Reste que de nombreux défis subsistent, comme celui de « construire, en trois décennies, des logements pour accueillir 800 millions de nouveaux citadins, soit plus que ce qu’a fait la Chine entre 1990 et 2020 », avertit Christopher Hogg, professeur affilié à HEC Paris et directeur académique du GEMM Strategic Management Abidjan et Paris. Or, d’après l’ouvrage Housing Markets Dynamics in Africa, rédigé par des économistes de la Banque africaine de développement (BAD), « le logement formel ne représente que 10 % des logements construits dans les villes africaines ».


Penser Durable

Outre l’absence de l’État dans le secteur et le manque de régulation, la crise du logement que rencontrent de nombreux pays du continent s’explique entre autres par les coûts élevés de construction (la plupart des matériaux étant importés), qui se répercutent sur les loyers, excluant de facto les plus pauvres de l’accès à des logements de qualité.

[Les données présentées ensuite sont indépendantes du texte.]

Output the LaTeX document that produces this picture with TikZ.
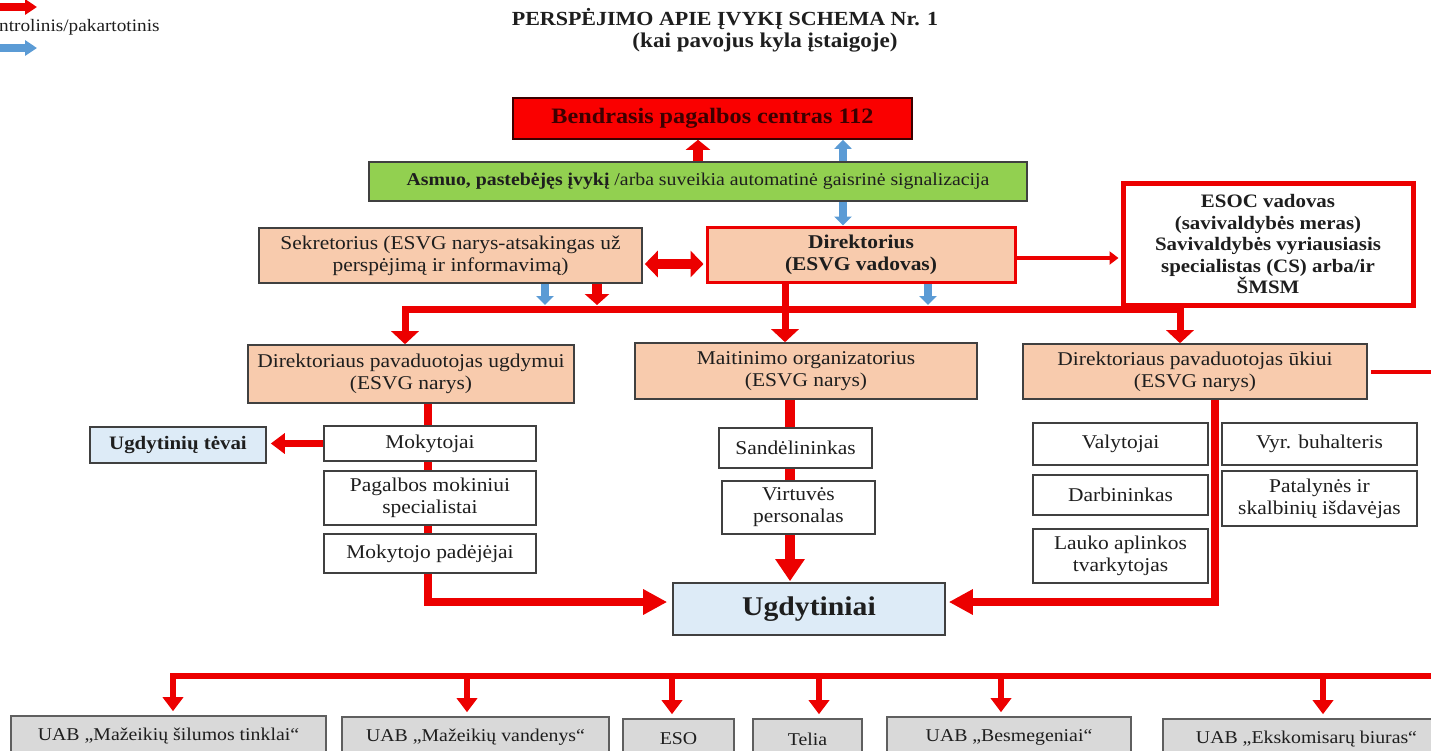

Ede Jorge Ijjasz Vasquez, ancien directeur principal du pôle Développement social, urbain et rural, et résilience du Groupe Banque mondiale, estimait il y a quelques années que dans de nombreux pays africains, seuls 5 à 10 % de la population peuvent se permettre la forme la moins chère de logement formel. Et bien que de nombreux États aient initié de vastes programmes de construction de logements sociaux, certains experts estiment que ceux-ci restent toujours hors de portée des citadins pauvres. En outre, ils n’ont pas contribué à réduire le déficit de logements, qui se chiffre généralement à plusieurs millions dans les grandes villes africaines.

Autre enjeu de taille face à la croissance démographique et à l’urbanisation effrénée qui en découle : la nécessité, pour les opérateurs concernés, de prendre impérativement en compte les enjeux cruciaux de durabilité et de changement climatique, et repenser la manière dont les projets sont conçus et réalisés pour minimiser leur impact sur l’environnement. Traditionnellement gourmand en énergie et à l’origine d’importantes émissions de gaz à effet de serre, le secteur de la construction représente en effet près de 40 % des émissions mondiales de CO2. Or, selon l’International Energy Agency (IEA), les bâtiments durables peuvent réduire ces émissions de carbone de 84 gigatonnes d’ici 2050. L’émergence des smart cities – telles Diamniadio au Sénégal ou New Cairo en Égypte –, ces villes intelligentes qui intègrent des technologies avancées pour optimiser la gestion des ressources, réduire la consommation d ’énergie et améliorer la qualité de vie des habitants, offre à cet égard une opportunité unique de repenser la manière dont les villes sont construites et gérées. De fait, cette accélération vers une transition verte se confirme sur le continent selon le spécialiste de l’immobilier Knight Frank, qui y comptabilise actuellement 785 bâtiments « verts » (correspondant aux critères environnementaux, sociaux et de gouvernance), dont 641 en Afrique du Sud. Mieux, cette dynamique positive de projets immobiliers durables et intelligents pourrait constituer un précieux débouché en termes d’emplois : une étude de l’Organisation internationale du travail (OIT), estime que la construction verte pourrait créer 6 à 7,5 millions d’emplois supplémentaires dans le monde d’ici 2030.


Infrastructure and Capital Projects : désigne l’ensemble des activités liées à la planification, la conception, la gestion et la réalisation de projets de construction, chacun d’une valeur minimale de 50 millions de dollars, soit 47 millions d’euros.